* **DIRECTIONS**:
Without the pictures, output the lines of the material from the very first through the one that holds "const y = d3.scaleLinear().domain([0, 100]).range([175, 5]);".

* **RAW DATA**:
- - - -

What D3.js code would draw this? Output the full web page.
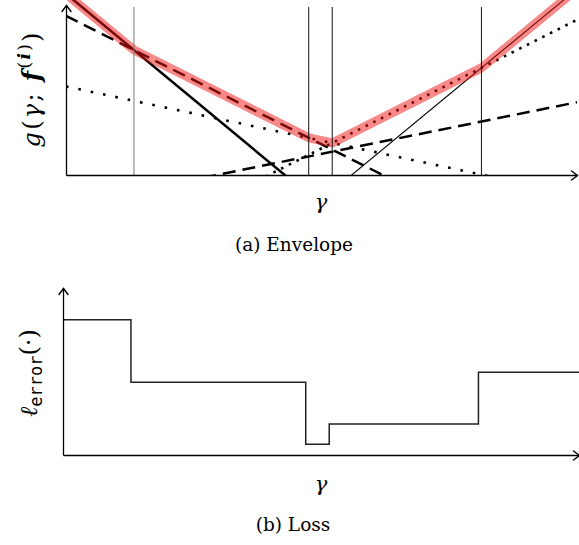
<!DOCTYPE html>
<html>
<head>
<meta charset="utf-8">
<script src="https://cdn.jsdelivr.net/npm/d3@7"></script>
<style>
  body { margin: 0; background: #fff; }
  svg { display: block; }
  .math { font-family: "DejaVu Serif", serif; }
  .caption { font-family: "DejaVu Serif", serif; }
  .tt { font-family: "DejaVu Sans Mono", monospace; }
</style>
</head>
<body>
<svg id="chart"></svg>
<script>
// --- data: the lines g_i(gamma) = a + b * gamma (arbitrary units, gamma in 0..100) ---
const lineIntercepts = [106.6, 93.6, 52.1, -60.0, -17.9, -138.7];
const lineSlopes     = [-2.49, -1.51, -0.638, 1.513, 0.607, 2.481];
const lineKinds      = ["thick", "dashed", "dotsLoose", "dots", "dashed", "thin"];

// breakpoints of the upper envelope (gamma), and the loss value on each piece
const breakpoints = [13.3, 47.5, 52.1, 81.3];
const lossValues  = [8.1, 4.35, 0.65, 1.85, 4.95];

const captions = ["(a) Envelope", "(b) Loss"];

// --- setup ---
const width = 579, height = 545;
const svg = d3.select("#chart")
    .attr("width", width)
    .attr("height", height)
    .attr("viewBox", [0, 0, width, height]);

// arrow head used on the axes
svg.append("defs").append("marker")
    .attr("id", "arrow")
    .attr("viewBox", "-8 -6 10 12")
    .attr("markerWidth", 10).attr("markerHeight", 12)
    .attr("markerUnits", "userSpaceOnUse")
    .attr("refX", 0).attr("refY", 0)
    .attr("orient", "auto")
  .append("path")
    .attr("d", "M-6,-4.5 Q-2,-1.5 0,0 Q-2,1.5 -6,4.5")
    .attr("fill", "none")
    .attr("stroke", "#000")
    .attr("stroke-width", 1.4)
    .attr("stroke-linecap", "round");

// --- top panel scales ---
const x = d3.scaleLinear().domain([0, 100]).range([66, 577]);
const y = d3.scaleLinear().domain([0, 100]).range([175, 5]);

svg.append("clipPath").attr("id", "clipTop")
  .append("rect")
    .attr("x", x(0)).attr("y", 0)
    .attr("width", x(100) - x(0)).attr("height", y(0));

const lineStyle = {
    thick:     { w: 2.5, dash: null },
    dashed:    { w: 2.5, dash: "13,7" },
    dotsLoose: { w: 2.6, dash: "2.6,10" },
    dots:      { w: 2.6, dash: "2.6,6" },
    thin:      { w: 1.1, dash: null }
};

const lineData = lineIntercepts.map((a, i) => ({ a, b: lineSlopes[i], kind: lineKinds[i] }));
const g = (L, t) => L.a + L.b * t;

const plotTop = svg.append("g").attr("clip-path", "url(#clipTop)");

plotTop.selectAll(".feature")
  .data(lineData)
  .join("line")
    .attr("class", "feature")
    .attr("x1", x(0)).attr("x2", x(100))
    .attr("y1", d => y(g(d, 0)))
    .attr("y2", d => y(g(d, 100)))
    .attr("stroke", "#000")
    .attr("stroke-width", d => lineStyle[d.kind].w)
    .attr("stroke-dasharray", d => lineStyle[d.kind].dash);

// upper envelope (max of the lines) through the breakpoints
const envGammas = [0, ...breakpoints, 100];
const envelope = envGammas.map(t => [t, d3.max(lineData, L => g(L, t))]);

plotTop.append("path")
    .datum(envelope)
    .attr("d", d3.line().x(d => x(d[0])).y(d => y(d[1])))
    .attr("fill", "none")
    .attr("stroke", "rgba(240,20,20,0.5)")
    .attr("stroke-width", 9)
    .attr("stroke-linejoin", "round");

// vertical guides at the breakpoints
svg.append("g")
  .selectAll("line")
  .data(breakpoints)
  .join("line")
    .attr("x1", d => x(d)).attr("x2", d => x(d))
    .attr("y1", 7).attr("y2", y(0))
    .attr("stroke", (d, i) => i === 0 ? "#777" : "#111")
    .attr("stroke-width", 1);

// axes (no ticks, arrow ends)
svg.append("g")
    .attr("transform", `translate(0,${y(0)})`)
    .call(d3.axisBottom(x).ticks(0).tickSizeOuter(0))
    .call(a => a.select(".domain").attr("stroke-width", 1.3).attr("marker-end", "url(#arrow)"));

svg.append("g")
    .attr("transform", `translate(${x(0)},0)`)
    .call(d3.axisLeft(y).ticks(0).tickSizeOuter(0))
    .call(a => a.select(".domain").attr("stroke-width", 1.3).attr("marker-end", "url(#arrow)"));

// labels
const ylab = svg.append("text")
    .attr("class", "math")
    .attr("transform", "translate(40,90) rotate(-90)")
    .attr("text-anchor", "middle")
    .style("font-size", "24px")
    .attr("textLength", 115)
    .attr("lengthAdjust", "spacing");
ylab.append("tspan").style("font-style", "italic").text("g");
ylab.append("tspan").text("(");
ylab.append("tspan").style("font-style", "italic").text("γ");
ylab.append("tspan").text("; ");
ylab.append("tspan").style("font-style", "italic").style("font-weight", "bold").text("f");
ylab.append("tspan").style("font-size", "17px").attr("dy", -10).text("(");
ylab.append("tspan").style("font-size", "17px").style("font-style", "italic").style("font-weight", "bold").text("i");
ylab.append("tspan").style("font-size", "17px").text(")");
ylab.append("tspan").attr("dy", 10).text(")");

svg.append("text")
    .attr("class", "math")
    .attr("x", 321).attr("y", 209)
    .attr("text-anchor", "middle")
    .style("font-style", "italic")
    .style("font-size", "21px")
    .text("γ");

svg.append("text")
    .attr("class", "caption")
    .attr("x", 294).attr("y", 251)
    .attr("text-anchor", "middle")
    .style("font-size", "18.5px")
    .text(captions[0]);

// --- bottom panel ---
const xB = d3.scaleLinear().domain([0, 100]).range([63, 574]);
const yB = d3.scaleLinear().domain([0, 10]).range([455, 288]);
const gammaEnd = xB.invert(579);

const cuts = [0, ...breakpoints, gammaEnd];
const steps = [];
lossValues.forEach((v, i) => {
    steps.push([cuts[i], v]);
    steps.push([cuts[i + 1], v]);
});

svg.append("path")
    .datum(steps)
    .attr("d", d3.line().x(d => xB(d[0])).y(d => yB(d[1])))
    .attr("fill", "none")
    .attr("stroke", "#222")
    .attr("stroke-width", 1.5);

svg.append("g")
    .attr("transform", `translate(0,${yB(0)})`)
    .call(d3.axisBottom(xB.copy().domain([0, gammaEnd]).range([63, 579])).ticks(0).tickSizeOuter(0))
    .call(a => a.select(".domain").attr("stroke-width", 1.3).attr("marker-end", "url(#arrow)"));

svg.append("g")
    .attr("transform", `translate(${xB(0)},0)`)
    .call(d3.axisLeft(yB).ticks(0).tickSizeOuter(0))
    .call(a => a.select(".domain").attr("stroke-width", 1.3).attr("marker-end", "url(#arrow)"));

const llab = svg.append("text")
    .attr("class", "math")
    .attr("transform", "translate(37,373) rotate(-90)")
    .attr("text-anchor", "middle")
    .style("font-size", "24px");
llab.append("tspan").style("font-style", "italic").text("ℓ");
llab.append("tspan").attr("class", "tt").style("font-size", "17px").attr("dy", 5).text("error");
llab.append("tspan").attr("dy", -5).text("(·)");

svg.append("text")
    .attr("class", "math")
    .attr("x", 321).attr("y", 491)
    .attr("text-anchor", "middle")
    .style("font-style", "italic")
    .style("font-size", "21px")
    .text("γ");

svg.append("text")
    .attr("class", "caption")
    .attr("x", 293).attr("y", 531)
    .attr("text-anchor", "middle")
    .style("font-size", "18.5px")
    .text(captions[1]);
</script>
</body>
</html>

- - - -

* **WRITTEN RESPONSE**:
What D3.js code would draw this? Output the full web page.
<!DOCTYPE html>
<html>
<head>
<meta charset="utf-8">
<script src="https://cdn.jsdelivr.net/npm/d3@7"></script>
<style>
  body { margin: 0; background: #fff; }
  svg { display: block; }
  .math { font-family: "DejaVu Serif", serif; }
  .caption { font-family: "DejaVu Serif", serif; }
  .tt { font-family: "DejaVu Sans Mono", monospace; }
</style>
</head>
<body>
<svg id="chart"></svg>
<script>
// --- data: the lines g_i(gamma) = a + b * gamma (arbitrary units, gamma in 0..100) ---
const lineIntercepts = [106.6, 93.6, 52.1, -60.0, -17.9, -138.7];
const lineSlopes     = [-2.49, -1.51, -0.638, 1.513, 0.607, 2.481];
const lineKinds      = ["thick", "dashed", "dotsLoose", "dots", "dashed", "thin"];

// breakpoints of the upper envelope (gamma), and the loss value on each piece
const breakpoints = [13.3, 47.5, 52.1, 81.3];
const lossValues  = [8.1, 4.35, 0.65, 1.85, 4.95];

const captions = ["(a) Envelope", "(b) Loss"];

// --- setup ---
const width = 579, height = 545;
const svg = d3.select("#chart")
    .attr("width", width)
    .attr("height", height)
    .attr("viewBox", [0, 0, width, height]);

// arrow head used on the axes
svg.append("defs").append("marker")
    .attr("id", "arrow")
    .attr("viewBox", "-8 -6 10 12")
    .attr("markerWidth", 10).attr("markerHeight", 12)
    .attr("markerUnits", "userSpaceOnUse")
    .attr("refX", 0).attr("refY", 0)
    .attr("orient", "auto")
  .append("path")
    .attr("d", "M-6,-4.5 Q-2,-1.5 0,0 Q-2,1.5 -6,4.5")
    .attr("fill", "none")
    .attr("stroke", "#000")
    .attr("stroke-width", 1.4)
    .attr("stroke-linecap", "round");

// --- top panel scales ---
const x = d3.scaleLinear().domain([0, 100]).range([66, 577]);
const y = d3.scaleLinear().domain([0, 100]).range([175, 5]);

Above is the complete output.